James has worked with the program for the past six years, and co-coordinators Lai and Salia Joseph have both worked with Musqueam youth in other programs run by the First Nations House of Learning. According to James, having the same leaders involved in different initiatives is a big pull for the kids — if they know that somebody they know and like is going to be there, they get to build lasting relationships, and they’re more likely to want to keep coming back.
For both Lai and Joseph, the bottom line of Bridge Through Sport is to achieve active participation with 100 per cent of the kids. They don’t want anybody sitting on the sidelines or hanging out in the hallways.
“The kids just like being with each other and they like being with us,” said Joseph, a First Nations studies student at UBC who hails from the Squamish nation herself. “They want to come into the gym and run around and know that people are invested in them being here.”
By 4 p.m., the room is a tornado of bingo supplies and everyone is itching to head into the gym. The kids finish cleaning up and gather at the classroom door, swarming Dillan-Jean Karst, a UBC REC volunteer, to decide what they’re going to play.
They settle on soccer, a clear group favorite. Karst drops the ball and the scene comes to life. The kids are laughing and screaming and high-fiving all over the court.

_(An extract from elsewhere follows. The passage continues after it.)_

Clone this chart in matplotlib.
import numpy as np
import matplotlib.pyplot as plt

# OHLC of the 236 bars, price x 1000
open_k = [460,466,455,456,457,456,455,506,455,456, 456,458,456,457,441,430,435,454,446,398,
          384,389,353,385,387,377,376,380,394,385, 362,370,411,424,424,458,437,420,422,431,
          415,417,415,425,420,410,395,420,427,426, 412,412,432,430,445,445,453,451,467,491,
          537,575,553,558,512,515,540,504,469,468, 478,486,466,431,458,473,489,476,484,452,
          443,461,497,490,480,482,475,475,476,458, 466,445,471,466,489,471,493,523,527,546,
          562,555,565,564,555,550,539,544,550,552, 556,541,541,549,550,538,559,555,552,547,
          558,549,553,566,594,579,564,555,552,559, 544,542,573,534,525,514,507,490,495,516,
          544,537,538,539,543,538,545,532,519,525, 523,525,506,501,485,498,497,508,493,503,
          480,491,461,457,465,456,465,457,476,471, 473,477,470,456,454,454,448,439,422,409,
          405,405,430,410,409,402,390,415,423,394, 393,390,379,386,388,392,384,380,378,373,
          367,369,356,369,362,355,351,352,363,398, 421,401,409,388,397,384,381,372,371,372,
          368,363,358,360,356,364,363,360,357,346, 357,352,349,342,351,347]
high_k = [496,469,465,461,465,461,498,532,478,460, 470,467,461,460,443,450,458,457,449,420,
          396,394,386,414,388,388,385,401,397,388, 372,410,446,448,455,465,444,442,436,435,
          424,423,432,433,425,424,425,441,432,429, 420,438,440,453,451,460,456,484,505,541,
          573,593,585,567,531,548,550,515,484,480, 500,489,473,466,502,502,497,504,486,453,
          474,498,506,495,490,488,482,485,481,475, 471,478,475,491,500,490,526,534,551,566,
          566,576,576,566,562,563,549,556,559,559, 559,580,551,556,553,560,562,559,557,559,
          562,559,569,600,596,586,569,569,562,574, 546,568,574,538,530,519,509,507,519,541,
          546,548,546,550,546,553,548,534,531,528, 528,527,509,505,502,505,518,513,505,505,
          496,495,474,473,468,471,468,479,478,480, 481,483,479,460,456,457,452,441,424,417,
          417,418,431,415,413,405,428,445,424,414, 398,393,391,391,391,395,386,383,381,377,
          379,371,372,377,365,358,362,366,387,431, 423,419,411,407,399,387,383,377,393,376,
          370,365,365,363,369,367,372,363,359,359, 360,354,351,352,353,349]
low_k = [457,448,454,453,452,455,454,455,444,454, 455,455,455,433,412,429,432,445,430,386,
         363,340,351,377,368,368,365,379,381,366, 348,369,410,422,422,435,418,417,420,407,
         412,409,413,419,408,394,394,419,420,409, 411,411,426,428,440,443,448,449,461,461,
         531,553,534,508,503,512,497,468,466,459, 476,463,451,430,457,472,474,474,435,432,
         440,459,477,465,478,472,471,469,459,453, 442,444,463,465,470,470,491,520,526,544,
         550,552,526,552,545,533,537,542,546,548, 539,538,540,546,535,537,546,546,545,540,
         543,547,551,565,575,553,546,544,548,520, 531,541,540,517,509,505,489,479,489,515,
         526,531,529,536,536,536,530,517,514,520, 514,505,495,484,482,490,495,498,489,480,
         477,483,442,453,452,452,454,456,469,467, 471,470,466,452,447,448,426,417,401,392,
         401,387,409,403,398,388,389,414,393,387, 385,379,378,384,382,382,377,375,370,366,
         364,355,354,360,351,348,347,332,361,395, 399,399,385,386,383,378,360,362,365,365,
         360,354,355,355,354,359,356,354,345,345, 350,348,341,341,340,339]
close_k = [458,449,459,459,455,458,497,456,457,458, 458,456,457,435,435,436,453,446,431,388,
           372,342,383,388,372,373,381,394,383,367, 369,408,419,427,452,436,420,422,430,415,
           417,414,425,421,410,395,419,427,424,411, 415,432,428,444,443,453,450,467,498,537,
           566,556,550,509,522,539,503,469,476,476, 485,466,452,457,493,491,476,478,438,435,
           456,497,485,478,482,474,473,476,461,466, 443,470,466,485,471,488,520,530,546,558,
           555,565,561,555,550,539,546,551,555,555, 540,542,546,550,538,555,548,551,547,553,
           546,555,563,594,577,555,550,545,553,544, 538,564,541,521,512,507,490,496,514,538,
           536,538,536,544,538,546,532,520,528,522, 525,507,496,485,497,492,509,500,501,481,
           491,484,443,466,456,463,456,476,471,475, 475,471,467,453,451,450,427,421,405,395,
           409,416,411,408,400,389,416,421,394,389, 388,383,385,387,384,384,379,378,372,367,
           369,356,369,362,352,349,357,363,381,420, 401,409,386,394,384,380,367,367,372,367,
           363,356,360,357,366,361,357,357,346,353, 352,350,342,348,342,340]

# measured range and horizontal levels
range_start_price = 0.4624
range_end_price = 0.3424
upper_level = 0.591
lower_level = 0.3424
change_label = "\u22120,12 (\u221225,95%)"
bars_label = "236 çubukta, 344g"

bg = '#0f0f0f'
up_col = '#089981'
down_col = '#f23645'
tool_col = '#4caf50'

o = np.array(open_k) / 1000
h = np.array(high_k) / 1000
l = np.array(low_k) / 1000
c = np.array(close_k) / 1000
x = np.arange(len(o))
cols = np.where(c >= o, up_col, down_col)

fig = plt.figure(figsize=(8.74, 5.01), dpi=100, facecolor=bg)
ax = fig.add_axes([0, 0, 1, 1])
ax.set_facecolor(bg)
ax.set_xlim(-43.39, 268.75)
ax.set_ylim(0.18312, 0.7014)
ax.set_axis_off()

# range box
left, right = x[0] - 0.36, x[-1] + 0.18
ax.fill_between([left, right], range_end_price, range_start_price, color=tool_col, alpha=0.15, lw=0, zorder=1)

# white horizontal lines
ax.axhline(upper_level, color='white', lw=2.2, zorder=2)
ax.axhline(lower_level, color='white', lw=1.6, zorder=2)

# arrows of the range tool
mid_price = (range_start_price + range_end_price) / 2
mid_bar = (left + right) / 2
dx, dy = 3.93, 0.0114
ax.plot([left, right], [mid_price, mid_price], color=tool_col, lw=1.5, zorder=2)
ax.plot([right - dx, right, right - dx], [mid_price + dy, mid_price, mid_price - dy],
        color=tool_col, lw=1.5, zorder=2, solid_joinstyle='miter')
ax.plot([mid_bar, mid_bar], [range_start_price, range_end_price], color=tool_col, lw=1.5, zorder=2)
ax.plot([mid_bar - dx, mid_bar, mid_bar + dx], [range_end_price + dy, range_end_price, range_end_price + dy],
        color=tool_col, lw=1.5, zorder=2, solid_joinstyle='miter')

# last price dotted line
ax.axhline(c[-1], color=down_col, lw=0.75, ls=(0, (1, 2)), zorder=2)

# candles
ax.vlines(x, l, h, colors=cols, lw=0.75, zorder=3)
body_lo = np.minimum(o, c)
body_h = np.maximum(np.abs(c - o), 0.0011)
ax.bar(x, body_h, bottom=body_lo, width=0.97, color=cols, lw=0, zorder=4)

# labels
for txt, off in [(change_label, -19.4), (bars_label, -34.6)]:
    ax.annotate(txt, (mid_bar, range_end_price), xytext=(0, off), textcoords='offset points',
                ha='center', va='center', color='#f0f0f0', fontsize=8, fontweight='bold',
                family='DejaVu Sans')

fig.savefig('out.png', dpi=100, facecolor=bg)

For the volunteers, the best part of the program is coming back each week and getting to build relationships with the kids. “The volunteers often come to the program expecting to teach, but what they generally take away is a learning that there is this vibrant, healthy, amazing community here at Musqueam,” said James. “They come to the reserve not really knowing what to expect, and when they get there they’re like, OK, awesome.”
Working with Musqueam youth is also a reminder for the volunteer staff of that fact that attending University is a huge privilege. When the volunteers see that they’re being admired for going to UBC, it’s a glaring reminder that for some of these kids, post-secondary education is a big deal, and it’s definitely not something that should be taken for granted.

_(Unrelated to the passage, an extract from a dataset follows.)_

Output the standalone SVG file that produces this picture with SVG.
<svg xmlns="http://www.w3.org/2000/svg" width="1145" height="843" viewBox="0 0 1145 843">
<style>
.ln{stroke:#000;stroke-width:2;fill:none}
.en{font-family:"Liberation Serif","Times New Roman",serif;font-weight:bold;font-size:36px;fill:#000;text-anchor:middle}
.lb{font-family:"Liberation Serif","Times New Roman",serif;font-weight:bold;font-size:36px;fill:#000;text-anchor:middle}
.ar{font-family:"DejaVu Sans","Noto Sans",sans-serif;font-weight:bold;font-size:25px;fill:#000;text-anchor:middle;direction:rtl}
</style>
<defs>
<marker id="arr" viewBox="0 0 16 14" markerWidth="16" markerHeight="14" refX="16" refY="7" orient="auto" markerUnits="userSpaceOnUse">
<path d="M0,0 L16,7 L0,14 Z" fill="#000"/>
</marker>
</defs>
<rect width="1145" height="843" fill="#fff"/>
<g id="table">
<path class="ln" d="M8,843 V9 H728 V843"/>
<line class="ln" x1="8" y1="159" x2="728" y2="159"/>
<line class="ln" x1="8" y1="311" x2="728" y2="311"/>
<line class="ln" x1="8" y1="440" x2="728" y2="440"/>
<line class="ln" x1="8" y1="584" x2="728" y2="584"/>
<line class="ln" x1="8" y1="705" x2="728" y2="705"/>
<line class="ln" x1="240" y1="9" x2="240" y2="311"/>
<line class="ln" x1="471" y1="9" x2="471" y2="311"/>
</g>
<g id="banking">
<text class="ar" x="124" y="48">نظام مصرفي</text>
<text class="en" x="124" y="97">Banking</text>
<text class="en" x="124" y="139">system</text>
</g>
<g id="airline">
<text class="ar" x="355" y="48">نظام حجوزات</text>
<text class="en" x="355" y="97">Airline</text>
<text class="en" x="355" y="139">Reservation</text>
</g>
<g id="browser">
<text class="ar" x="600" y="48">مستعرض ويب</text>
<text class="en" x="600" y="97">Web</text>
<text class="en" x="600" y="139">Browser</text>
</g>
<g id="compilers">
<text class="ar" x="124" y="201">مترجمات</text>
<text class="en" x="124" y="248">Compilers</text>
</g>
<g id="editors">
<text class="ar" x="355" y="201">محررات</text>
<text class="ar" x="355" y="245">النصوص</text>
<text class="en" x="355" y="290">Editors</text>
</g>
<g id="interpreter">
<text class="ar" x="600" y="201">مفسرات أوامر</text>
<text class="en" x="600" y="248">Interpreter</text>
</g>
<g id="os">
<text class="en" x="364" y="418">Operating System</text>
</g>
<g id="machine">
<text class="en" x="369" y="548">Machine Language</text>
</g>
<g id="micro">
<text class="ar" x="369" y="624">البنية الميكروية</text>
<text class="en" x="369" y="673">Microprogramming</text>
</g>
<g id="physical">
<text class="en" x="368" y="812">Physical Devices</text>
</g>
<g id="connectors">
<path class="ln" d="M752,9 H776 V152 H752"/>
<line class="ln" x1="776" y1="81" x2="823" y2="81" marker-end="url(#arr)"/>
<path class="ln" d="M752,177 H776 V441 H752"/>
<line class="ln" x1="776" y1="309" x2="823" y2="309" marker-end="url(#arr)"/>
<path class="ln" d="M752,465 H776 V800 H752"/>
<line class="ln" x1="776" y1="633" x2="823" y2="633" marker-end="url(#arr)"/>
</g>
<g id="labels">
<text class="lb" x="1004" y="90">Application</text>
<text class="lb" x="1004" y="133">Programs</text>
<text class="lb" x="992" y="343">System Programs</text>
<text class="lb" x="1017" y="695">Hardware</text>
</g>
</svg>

According to James, one of the most important goals of Bridge Through Sport is to help change the kids’ attitudes towards learning. When they come to the community centre, the kids have a place where they can be themselves, where they can participate fully and have a positive learning experience.
“For some kids, depending on where they’re going to school, there is still a significant amount of racism, or different kinds of expectations for them,” said James. “When they get to the community centre, they know that they can be themselves and have a lot of fun.”
“In some ways though, I think that the sport is a bigger portion than the education piece,” added James. “If we are looking to encourage kids to do well in school, a big part of that is feeling good about yourself, and I think sport and recreation has an enormous ability to ensure that. If you’re not the best soccer player on the field, it’s no big deal; there’s still an immense value in being on the field and running around regardless of your ability, and the kids get to learn that here.”
The volunteers get to learn a lot, too. “For me, one of the most important things is to remember that this is a learning exchange,” said Joseph. “I come here every week with the message in my head that I’m here to learn as much as I’m here to teach.”
Before I can finish interviewing Joseph, she jumps off the bench to join in the last round of tag, passing by a sweaty REC volunteer huffing and fanning his T-shirt as he stumbles off the court. “Good game,” he pants as he plops down in the spot next to me.
At the end of the day, the volunteers say their goodbyes to the kids and pile back into their blue REC van. They’re sweaty and exhausted, but they’ve been rejuvenated by the program’s energy. They’re laughing and chatting, clearly leaving Musqueam happier than they’d arrived at the community centre.